Bohren & Der Club Of Gore: Beileid (Play it again Sam, 2011) ***
For the first time Bohren include vocals on an album – and invited Mike Patton to do the job. The central track “Catch my Heart” is a cover version of a ballad by Germany’s hard rock band Warlock and they transform the cheesy original into a gloomy piece of art. A nice mini album which cannot quite compete with its predecessors.


5 comments:

Danas Mikailionis said...

Thank you Martin for this very interesting review.
I didn't even hear Bohren's name so far, so I was very curios and already ordered "Black Earth".
Anticipate adventurous listening.
Cheers
Danas

Alexander G. said...

I stumbled over this blog and I like the reviews. Bohren is my favourite band. I would love to hear your thoughts on "Geisterfaust" their most extreme and in my opinion best release.

Fergus said...

Hi Martin,

Thanks also for the Bohren overview; this stuff sounds like awesome doom jazz!

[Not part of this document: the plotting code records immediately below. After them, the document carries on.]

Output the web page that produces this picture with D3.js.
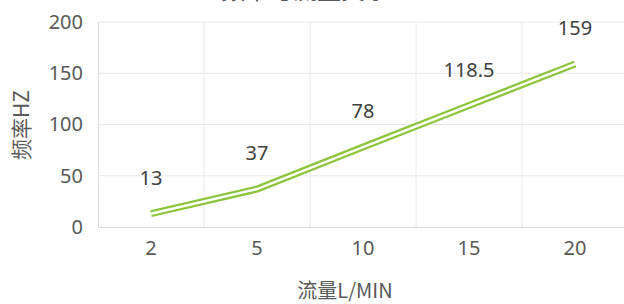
<!DOCTYPE html>
<html lang="zh">
<head>
  <meta charset="utf-8">
  <title>流量与频率</title>
  <script src="https://cdnjs.cloudflare.com/ajax/libs/d3/7.8.5/d3.min.js"></script>
  <style>
  body { margin: 0; background: #fff; }
  svg { display: block; }
  .tick text { font-family: 'Noto Sans', 'Open Sans', sans-serif; font-size: 20px; fill: #595959; }
  .lbl { font-family: 'Noto Sans', 'Open Sans', sans-serif; font-size: 20px; fill: #404040; }
  .ttl { font-family: 'Noto Sans CJK SC', sans-serif; font-size: 20px; fill: #595959; }
  </style>
</head>
<body>
<svg id="chart"></svg>
<script>
var flows = ["2", "5", "10", "15", "20"];
var freqs = [13, 37, 78, 118.5, 159];
var labels = ["13", "37", "78", "118.5", "159"];
var yTicks = [0, 50, 100, 150, 200];

var w = 624, h = 304;
var m = { left: 98, right: 628, top: 22, bottom: 227 };

var svg = d3.select("#chart").attr("width", w).attr("height", h);

var x = d3.scaleBand().domain(flows).range([m.left, m.right]);
var y = d3.scaleLinear().domain([0, 200]).range([m.bottom, m.top]);

// title, cut off at the top edge like in the source picture
svg.append("text")
  .attr("class", "ttl")
  .attr("x", 305).attr("y", -1)
  .attr("text-anchor", "middle")
  .style("font-size", "24px")
  .text("频率与流量关系");

// gridlines
svg.append("g").selectAll("line")
  .data(yTicks.slice(1))
  .enter().append("line")
  .attr("x1", m.left).attr("x2", m.right)
  .attr("y1", function(d) { return y(d); })
  .attr("y2", function(d) { return y(d); })
  .style("stroke", "#e8e8e8");

svg.append("g").selectAll("line")
  .data(flows.slice(1))
  .enter().append("line")
  .attr("x1", function(d) { return x(d); })
  .attr("x2", function(d) { return x(d); })
  .attr("y1", m.top).attr("y2", m.bottom)
  .style("stroke", "#e8e8e8");

// axes
var yAxis = svg.append("g")
  .attr("transform", "translate(" + m.left + ",0)")
  .call(d3.axisLeft(y).tickValues(yTicks).tickSize(0).tickPadding(15));
yAxis.select(".domain").style("stroke", "#d9d9d9");

var xAxis = svg.append("g")
  .attr("transform", "translate(0," + m.bottom + ")")
  .call(d3.axisBottom(x).tickSize(0).tickPadding(14));
xAxis.select(".domain").style("stroke", "#d9d9d9");

// double line
var line = d3.line()
  .x(function(d, i) { return x(flows[i]) + x.bandwidth() / 2; })
  .y(function(d) { return y(d); });

svg.append("path").datum(freqs)
  .attr("d", line)
  .style("fill", "none")
  .style("stroke", "#8cc43c")
  .style("stroke-width", 7);
svg.append("path").datum(freqs)
  .attr("d", line)
  .style("fill", "none")
  .style("stroke", "#fff")
  .style("stroke-width", 2.5);

// data labels
svg.append("g").selectAll("text")
  .data(freqs)
  .enter().append("text")
  .attr("class", "lbl")
  .attr("x", function(d, i) { return x(flows[i]) + x.bandwidth() / 2; })
  .attr("y", function(d) { return y(d) - 36; })
  .attr("dy", "0.35em")
  .attr("text-anchor", "middle")
  .text(function(d, i) { return labels[i]; });

// axis titles
svg.append("text")
  .attr("class", "ttl")
  .attr("x", 345).attr("y", 298)
  .attr("text-anchor", "middle")
  .text("流量L/MIN");

svg.append("text")
  .attr("class", "ttl")
  .attr("transform", "translate(29,125) rotate(-90)")
  .attr("text-anchor", "middle")
  .style("font-size", "21px")
  .text("频率HZ");
</script>
</body>
</html>
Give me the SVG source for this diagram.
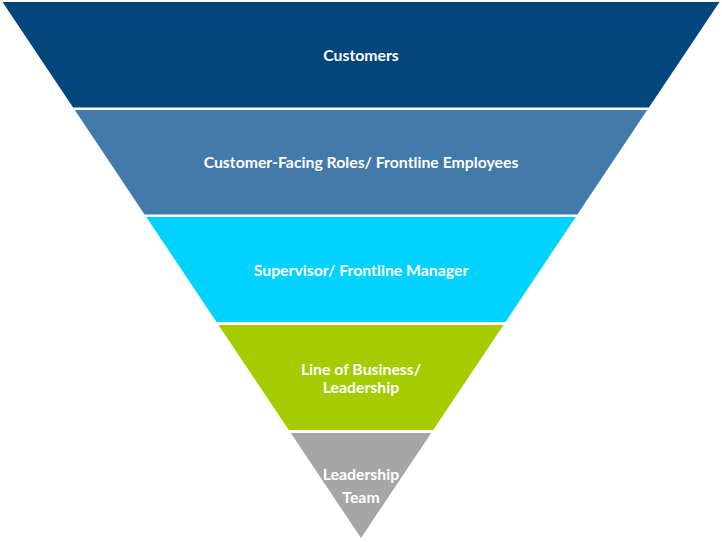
<svg xmlns="http://www.w3.org/2000/svg" width="722" height="542" viewBox="0 0 722 542">
<style>
.lbl{font-family:Lato,"Open Sans","Liberation Sans",sans-serif;font-weight:bold;font-size:15.8px;fill:#ffffff;text-anchor:middle}
</style>
<rect width="722" height="542" fill="#ffffff"/>
<g id="customers">
<polygon points="2.5,2 719.5,2 648.9,107.5 73.1,107.5" fill="#02467b"/>
<text class="lbl" x="361" y="61">Customers</text>
</g>
<g id="frontline">
<polygon points="74.8,110 647.2,110 577.4,214.5 144.6,214.5" fill="#427aa9"/>
<text class="lbl" x="361" y="168">Customer-Facing Roles/ Frontline Employees</text>
</g>
<g id="supervisor">
<polygon points="146.3,217 575.7,217 505.5,322 216.5,322" fill="#00d3ff"/>
<text class="lbl" x="361" y="276">Supervisor/ Frontline Manager</text>
</g>
<g id="lob">
<polygon points="218.5,325 503.5,325 433.2,430 288.8,430" fill="#a4cc00"/>
<text class="lbl" x="361" y="375">Line of Business/</text>
<text class="lbl" x="361" y="393">Leadership</text>
</g>
<g id="leadership-team">
<polygon points="290.8,433 431.2,433 361,538" fill="#a6a6a6"/>
<text class="lbl" x="361" y="480">Leadership</text>
<text class="lbl" x="361" y="503">Team</text>
</g>
<g id="connectors"></g>
</svg>
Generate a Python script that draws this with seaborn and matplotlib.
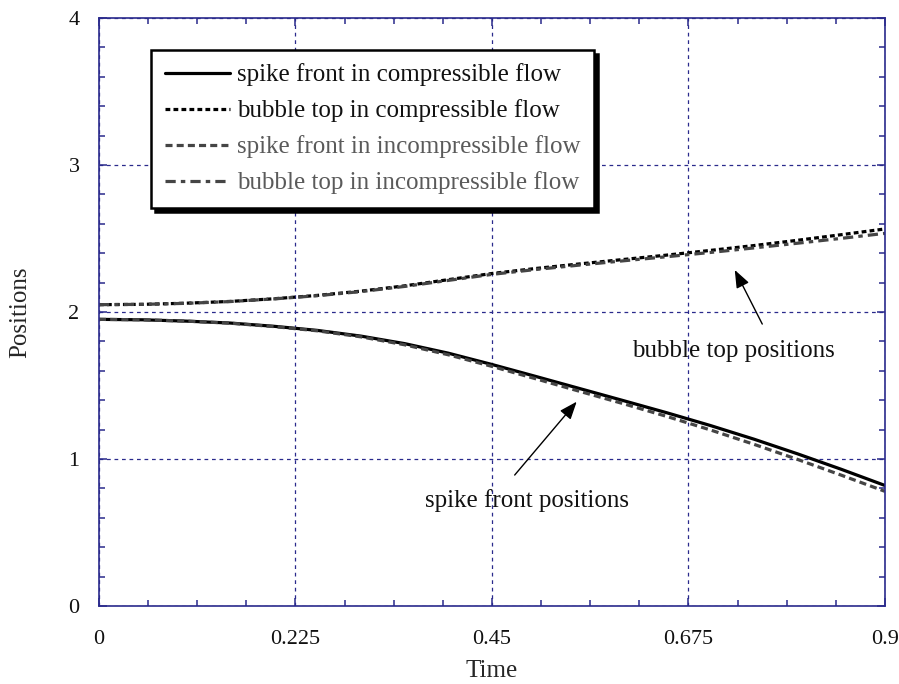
import numpy as np
import pandas as pd
import matplotlib
matplotlib.use("Agg")
import matplotlib.pyplot as plt
from matplotlib.ticker import MultipleLocator
import seaborn as sns

# Sample times and tracked interface positions
time = [0.0, 0.05, 0.1, 0.15, 0.2, 0.25, 0.3, 0.35, 0.4, 0.45,
        0.5, 0.55, 0.6, 0.65, 0.7, 0.75, 0.8, 0.85, 0.9]
spike_comp = [1.950, 1.947, 1.938, 1.925, 1.903, 1.875, 1.836, 1.785, 1.720, 1.643,
              1.562, 1.480, 1.398, 1.315, 1.228, 1.135, 1.035, 0.930, 0.820]
bubble_comp = [2.050, 2.052, 2.060, 2.072, 2.090, 2.113, 2.142, 2.178, 2.220, 2.262,
               2.296, 2.327, 2.357, 2.387, 2.419, 2.452, 2.488, 2.526, 2.565]
spike_incomp = [1.950, 1.947, 1.938, 1.924, 1.901, 1.872, 1.831, 1.777, 1.709, 1.630,
                1.546, 1.461, 1.377, 1.290, 1.198, 1.100, 0.997, 0.890, 0.780]
bubble_incomp = [2.050, 2.052, 2.059, 2.071, 2.089, 2.111, 2.139, 2.174, 2.215, 2.256,
                 2.289, 2.319, 2.348, 2.376, 2.405, 2.436, 2.468, 2.501, 2.535]

labels = ["spike front in compressible flow",
          "bubble top in compressible flow",
          "spike front in incompressible flow",
          "bubble top in incompressible flow"]

x_ticks = [0, 0.225, 0.45, 0.675, 0.9]
x_ticklabels = ["0", "0.225", "0.45", "0.675", "0.9"]
y_ticks = [0, 1, 2, 3, 4]

sns.set_theme(style="white")
plt.rcParams["font.family"] = ["Liberation Serif", "DejaVu Serif"]

axis_col = "#2a2a8c"

fig = plt.figure(figsize=(8.99, 6.84), dpi=100)
ax = fig.add_axes([0.1101, 0.114, 0.8743, 0.8597])

series = [spike_comp, bubble_comp, spike_incomp, bubble_incomp]
colors = ["black", "black", "#454545", "#454545"]
dashes = [None, (1.5, 1.0), (2.2, 1.3), (3.2, 1.6, 1.4, 1.6)]

for vals, lab, col, dsh in zip(series, labels, colors, dashes):
    df = pd.DataFrame({"Time": time, "Positions": vals})
    sns.lineplot(data=df, x="Time", y="Positions", ax=ax, color=col,
                 linewidth=2.3, label=lab, sort=False)
    line = ax.get_lines()[-1]
    if dsh is not None:
        line.set_dashes(dsh)

ax.set_xlim(0, 0.9)
ax.set_ylim(0, 4)
ax.set_xticks(x_ticks)
ax.set_xticklabels(x_ticklabels)
ax.set_yticks(y_ticks)
ax.xaxis.set_minor_locator(MultipleLocator(0.05625))
ax.yaxis.set_minor_locator(MultipleLocator(0.2))

ax.grid(True, which="major", color=axis_col, linestyle=(0, (3, 3)), linewidth=0.9)
ax.set_axisbelow(True)

for sp in ax.spines.values():
    sp.set_color(axis_col)
    sp.set_linewidth(1.2)

ax.tick_params(which="both", direction="in", top=True, right=True, bottom=True, left=True,
               color=axis_col, labelsize=16, labelcolor="#111111")
ax.tick_params(which="major", length=6, width=1.1)
ax.tick_params(which="minor", length=4.2, width=1.1)
ax.tick_params(axis="x", which="major", pad=17)
ax.tick_params(axis="y", which="major", pad=14)

ax.set_xlabel("Time", fontsize=18, labelpad=8)
ax.set_ylabel("Positions", fontsize=18, labelpad=27)

leg = ax.legend(loc="upper left", bbox_to_anchor=(0.066, 0.946), fontsize=18,
                frameon=True, fancybox=False, edgecolor="black",
                handlelength=2.6, handletextpad=0.28, labelspacing=0.52,
                borderpad=0.55, borderaxespad=0.0,
                shadow={"ox": 3, "oy": -3, "color": "black", "alpha": 1.0})
leg.get_frame().set_linewidth(1.8)
for txt, col in zip(leg.get_texts(), ["#111111", "#111111", "#5a5a5a", "#5a5a5a"]):
    txt.set_color(col)

arrow_kw = dict(arrowstyle="-|>,head_length=0.9,head_width=0.35", color="black",
                lw=1.0, shrinkA=0, shrinkB=0)
ax.annotate("", xy=(0.728, 2.286), xytext=(0.7595, 1.918), arrowprops=arrow_kw)
ax.text(0.727, 1.735, "bubble top positions", fontsize=18, ha="center", va="center",
        color="#111111")
ax.annotate("", xy=(0.547, 1.39), xytext=(0.476, 0.891), arrowprops=arrow_kw)
ax.text(0.490, 0.721, "spike front positions", fontsize=18, ha="center", va="center",
        color="#111111")

fig.savefig("out.png", dpi=100)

A question to you, but also to Danas: where can one buy "Black Earth" on vinyl for an affordable price?

Fergus said...

Hi Martin,
thanks for the overview: this sounds awesome!

@ Martin and Danas: you wouldn't happen to know where you can buy "Black Earth" on vinyl?

Martin Schray said...

Dear Fergus,
bad news. "Black Earth" is not available on vinyl for a reasonable price. It was a limited edition. I also have only the CD version. Even other Bohren albums are very hard to get on vinyl. But the new one is available and a real treat, you can trust me here.

To Alexander: Thanks very much for the nice words. It's great that you discovered our blog by chance, maybe you will revisit us now and then. We would be delighted. I like "Geisterfaust" a lot, it is a unique album in Bohren's career. But I like their saxophone very much and I somehow miss it on this one. On the other hand it was worth trying an album without it, as well as the experiment with the vocals on "Beileid". It's a great album and nobody who buys it will regret it.